Thank you, Madame President.
Let me begin by thanking the Accountability, Coherence and Transparency group for convening this event. The ACT has had a great UNGA week with your various initiatives. Baroness Anelay, the United Kingdom’s minister for the United Nations, is unfortunately unable to be here today but has asked me to pass on her congratulations for your initiative. I also wanted to thank civil society for being so involved in this set of reform issues, and also like to thank others that have put forward initiatives in this area, notably France and Mexico, for their leadership.
I’m proud to say that the United Kingdom is signing up to the ACT Code of Conduct. I hope that all current and prospective members of the Security Council will join us. Indeed, I’d be interested to know what reason they give if they are unable to do so.
There has been a lot of talk about the last 70 years, but if we look ahead to the next 70 years the UN needs to ensure that it remains agile and flexible enough to tackle the variety of challenges that are going to be ahead of us. We need to remain efficient and effective and get more so, and we need to look at the legitimacy and effectiveness of the Security Council in particular.

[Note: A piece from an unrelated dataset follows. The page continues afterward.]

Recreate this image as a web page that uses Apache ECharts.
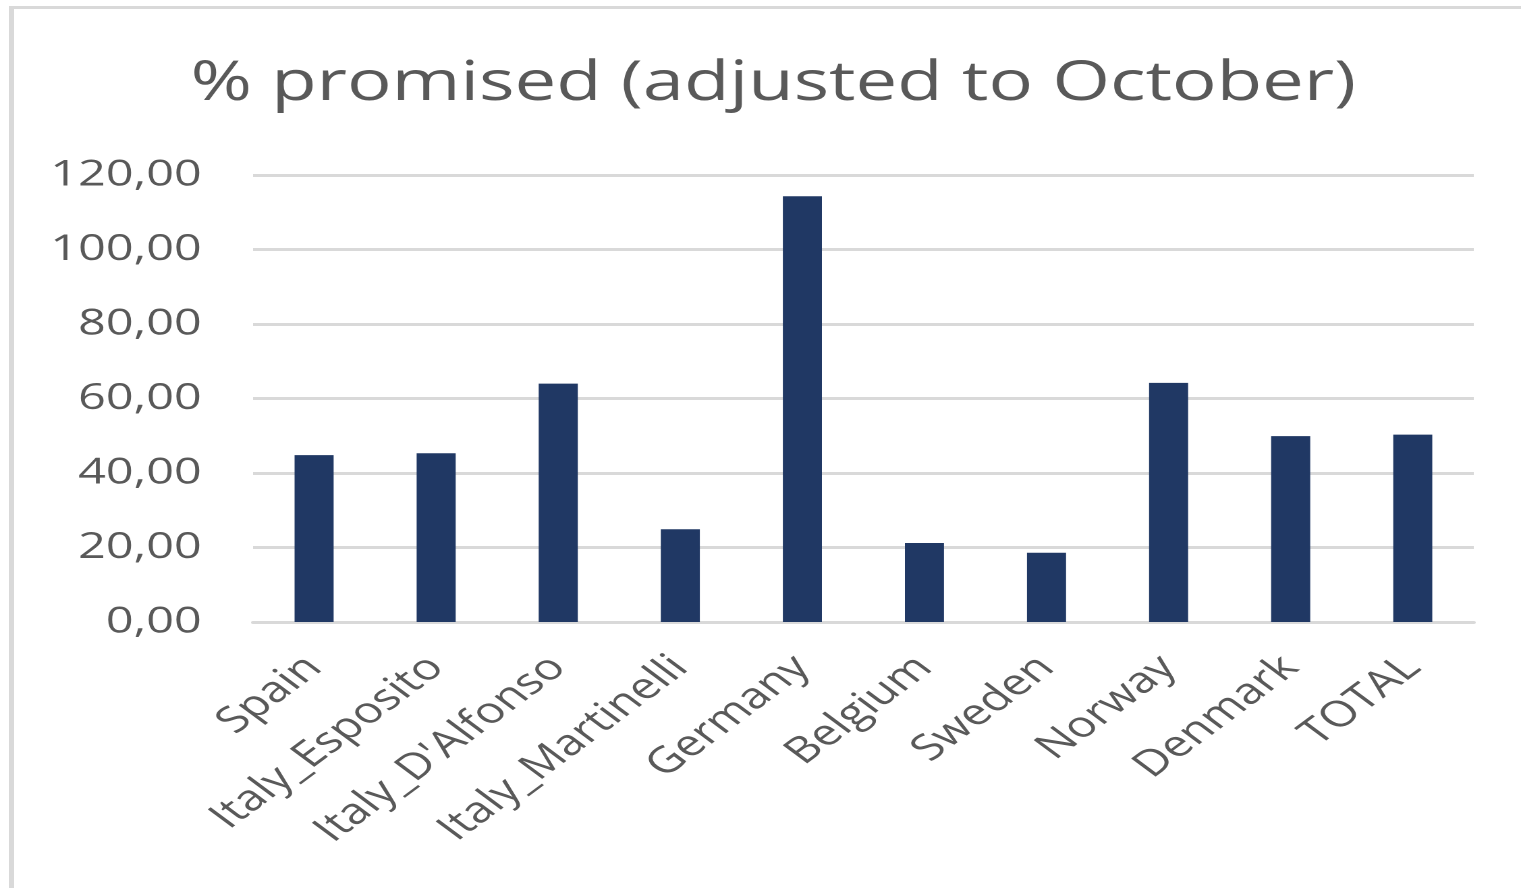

The track record in recent years has fallen short of where we would like it to be. I think our collective failure on Syria is a stain on our conscience. It has consequences for the standing of the Security Council and indeed the United Nations as a whole. We just cannot allow the narrow self interests of some to stand in the way of peace and progress for many.

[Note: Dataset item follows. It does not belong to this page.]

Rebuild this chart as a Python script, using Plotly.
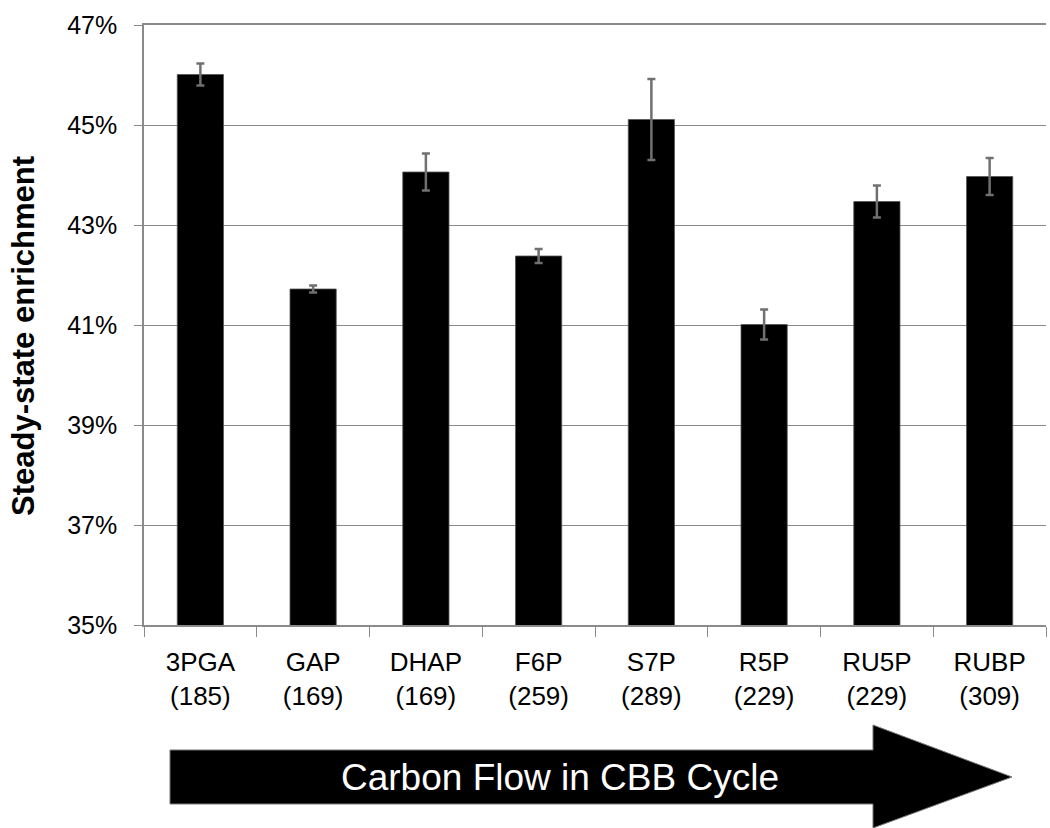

For those permanent members that use the veto to block credible united action, they bear a heavy moral responsibility for the chaos and the situation that follows. And I very much hope that as we address the scourge of indiscriminate bombing, the barrel bombing, in the future that there are no vetoes or threats of vetoes there.
So I think that the ACT code is an important step forward. It emphasises the central role of all Security Council members in confronting threats to peace and security. It focuses minds and increases the political cost to those who do use their veto to block the way. I’m glad to say that the UK has not used our veto since 1989. I am proud to say today that we will never vote against credible Security Council action to stop mass atrocities and crimes against humanity.

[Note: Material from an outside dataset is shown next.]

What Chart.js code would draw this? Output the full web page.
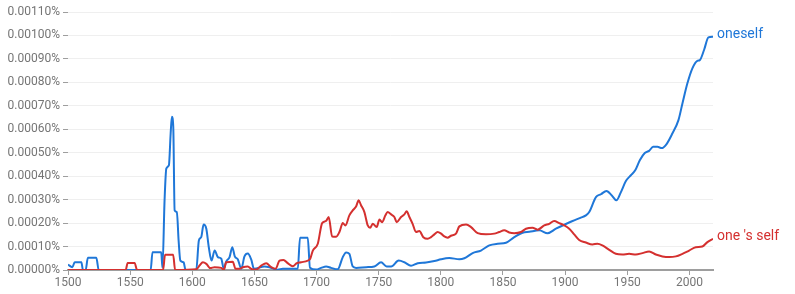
<!DOCTYPE html>
<html>
<head>
<meta charset="utf-8">
<script src="https://cdn.jsdelivr.net/npm/chart.js@4/dist/chart.umd.min.js"></script>
<style>
  html, body { margin: 0; padding: 0; background: #fff; }
  #wrap { width: 795px; height: 294px; }
</style>
</head>
<body>
<div id="wrap"><canvas id="c" width="795" height="294"></canvas></div>
<script>
// Values are in units of 0.00001 % (so 10 => 0.00010 %)
const VALUE_UNIT = 0.00001;

const oneselfYears = [1500,1503.5,1505.4,1510.8,1512,1514.2,1516,1522.8,1524.7,1566.5,1568,1575,1576,1577.7,1579.1,1581.2,1582.6,1583.6,1584.7,1585.8,1587.6,1589,1590.4,1593,1594.6,1603.2,1605.3,1607.2,1609.1,1611.3,1613.3,1615.5,1618,1620.6,1623.3,1625.4,1627.2,1630,1632.2,1634.2,1636.7,1639.4,1642,1644.7,1647.4,1649.7,1658.1,1662.1,1668.8,1672.8,1684.9,1686.7,1692.9,1694.7,1699.7,1703.7,1707.7,1711.7,1717,1721.1,1723.8,1726.4,1729.1,1731.8,1739.9,1746.5,1751.9,1756.4,1760,1766.1,1770.7,1776,1781.4,1788.1,1794.8,1800.2,1806.8,1814.9,1818.9,1825.6,1832.3,1839,1845.7,1852.4,1859.1,1865.8,1871.2,1879.2,1885.9,1892.6,1899.3,1906,1912.7,1916.7,1919.4,1924.8,1928.8,1933.3,1937.6,1941.3,1944.9,1948.9,1952.9,1956.4,1960.1,1964.1,1967.6,1970.8,1974.3,1977.8,1981.5,1986.3,1991.2,1994.4,1998.4,2002.4,2006.4,2008.4,2011.8,2015.3,2019];
const oneselfValues = [2.3,1.2,3.3,3.3,0,0,5.2,5.2,0,0,7.6,7.6,1,29.7,43.2,44.7,58.2,65.3,61,25.4,24.7,12.6,4,3.3,0,0,12.6,14,19.4,17.6,9.7,4,8.3,5.5,4.8,0.5,3.5,5.5,9.7,5.8,4.5,0.5,5.8,7,4.5,0.5,1.5,1.2,0.1,0.5,0.5,13.8,13.8,1,0.2,0.9,1.5,0.9,0.3,5.5,7.5,6.9,1.5,0.9,1.2,1.5,3.3,1.5,1.5,4,3.3,1.8,2.9,3.2,3.8,4.6,5.1,4.6,5,7.2,8.3,10.5,11.2,11.6,14,15.9,16.3,16.9,15.7,17.6,19.3,20.9,22.3,23.3,24.7,31.1,32.3,33.7,31.8,29.7,33.2,37.9,40.4,42.5,46.8,49.9,50.8,52.5,52.5,52,53.6,58.2,63.9,71,79.6,86,89.2,89.5,93.8,99.2,99.5];

const onesSelfYears = [1500,1546.4,1548,1553.6,1555.6,1576.5,1578.1,1584.6,1586.2,1603.2,1606,1608.5,1611.3,1614.5,1617.9,1623.3,1625.4,1627.3,1632.6,1634.8,1638,1640.7,1644.7,1647.4,1651.4,1655.5,1659.5,1663.5,1667,1670.2,1673.4,1676.8,1680.9,1684.1,1687.6,1692.9,1694.9,1697,1701,1704.5,1707.7,1709.8,1712.5,1715.8,1718.4,1721.1,1723.2,1726.4,1729.1,1731.8,1733.9,1735.8,1738.5,1741.2,1743.1,1745.2,1748.4,1750.6,1752.7,1755.4,1757.2,1760,1762.6,1764.5,1768,1770.7,1772.5,1774.7,1777.3,1780,1782.7,1785.9,1789.4,1792.1,1794.8,1797.4,1800.2,1802.8,1805.5,1808.2,1812.2,1814.9,1820.3,1824.3,1829.6,1836.3,1843,1847,1851,1855,1859.1,1864.5,1868.5,1873.8,1877.8,1883.2,1887.2,1891.2,1895.3,1899.3,1903.3,1907.3,1911.3,1916.7,1922,1926,1930,1935.5,1940.8,1946.1,1951.5,1956.9,1962.2,1967.6,1973,1978.3,1983.7,1989.1,1994.4,1999.8,2005.1,2010.4,2014.5,2019];
const onesSelfValues = [0,0,3,3,0,0,6.5,6.5,0,0.3,2,3.3,2.6,0.8,1.2,0.9,0.1,3.3,3.5,0.5,0.5,1.2,1.5,0.5,0.2,1.9,2.9,1.2,0.5,4,4.3,2.9,1.6,2.9,3.3,4,4.8,8.3,11.2,20,20.9,22.6,14.3,14.2,16.2,20,19,23.3,25.4,27.1,29.7,27.6,24.7,19,18,19.7,18.3,21.5,20.4,23.3,24.7,23.7,22.6,20.4,22.6,23.7,25.1,22.6,19.7,16.2,16.6,14,13.3,14,15.2,16.2,15.5,14.3,13.8,14.6,15.5,18.6,19.4,18.3,15.7,15.2,15.5,16.2,16.9,16,15.7,16.2,17.6,18,17.2,19,19.7,20.9,20,19,17.6,15.2,12.8,11.7,10.9,11.2,10.5,8.6,6.9,6.6,6.9,6.6,7.2,7.9,6.6,5.8,5.5,5.8,6.9,8.3,9.7,10,11.9,13.3];

const seriesNames = ["one 's self", "oneself"];
const xTickValues = [1500,1550,1600,1650,1700,1750,1800,1850,1900,1950,2000];
const yTickValues = [0,10,20,30,40,50,60,70,80,90,100,110];

const BLUE = '#1f77d8';
const RED = '#d4302f';

function pts(xs, ys) { return xs.map((x, i) => ({ x: x, y: ys[i] })); }

const endLabels = {
  id: 'endLabels',
  afterDatasetsDraw(chart) {
    const ctx = chart.ctx;
    ctx.save();
    ctx.font = '14px Roboto, "Noto Sans", sans-serif';
    ctx.textBaseline = 'middle';
    ctx.textAlign = 'left';
    chart.data.datasets.forEach((ds, i) => {
      const meta = chart.getDatasetMeta(i);
      const last = meta.data[meta.data.length - 1];
      ctx.fillStyle = ds.borderColor;
      ctx.fillText(ds.label, chart.chartArea.right + 4, last.y - 2);
    });
    ctx.restore();
  }
};

new Chart(document.getElementById('c'), {
  type: 'line',
  data: {
    datasets: [
      { label: seriesNames[0], data: pts(onesSelfYears, onesSelfValues), borderColor: RED, borderWidth: 2, pointRadius: 0, cubicInterpolationMode: 'monotone', fill: false },
      { label: seriesNames[1], data: pts(oneselfYears, oneselfValues), borderColor: BLUE, borderWidth: 2, pointRadius: 0, cubicInterpolationMode: 'monotone', fill: false }
    ]
  },
  options: {
    responsive: false,
    animation: false,
    layout: { padding: { left: 0, right: 82, top: 12, bottom: 0 } },
    plugins: { legend: { display: false }, tooltip: { enabled: false } },
    scales: {
      x: {
        type: 'linear',
        min: 1500,
        max: 2019,
        afterBuildTicks: s => { s.ticks = xTickValues.map(v => ({ value: v })); },
        afterFit: s => { s.height = 24; },
        grid: { drawOnChartArea: false, drawTicks: true, tickLength: 5, tickColor: '#9e9e9e', tickWidth: 1 },
        border: { display: true, color: '#9e9e9e', width: 2 },
        ticks: { color: '#757575', font: { family: 'Roboto', size: 12 }, padding: 1, maxRotation: 0, autoSkip: false, callback: v => String(v) }
      },
      y: {
        min: 0,
        max: 110,
        afterBuildTicks: s => { s.ticks = yTickValues.map(v => ({ value: v })); },
        afterFit: s => { s.width = 68; },
        grid: { color: '#efefef', lineWidth: 1, drawTicks: true, tickLength: 5, tickColor: '#9e9e9e' },
        border: { display: false },
        ticks: { color: '#757575', font: { family: 'Roboto', size: 12 }, padding: 3, autoSkip: false,
          callback: v => (v * VALUE_UNIT).toFixed(5) + '%' }
      }
    }
  },
  plugins: [endLabels]
});
</script>
</body>
</html>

Just very briefly, Madam President, there’s a wider range of reform initiatives which this is an important part of. There’s the selection of the next Secretary-General. The British government is championing reforms to make the selection process more transparent, structured and fair. Of course, it’s high time for a woman.
Secondly, there’s Security Council reform – the UK supports my Jamaican colleague’s excellent work. We welcome the decision to rollover discussions to the next session of the General Assembly.
And thirdly, there’s the Council’s working methods – and in our Presidency of the Security Council next month I look forward to following the lead of New Zealand in championing transparency and efficiency.
So I think, working together in all of these areas, we can help make the anniversary a moment for reform and renewal. I think the ACT group has done a fantastic job, with a powerful declaration of intent with this code.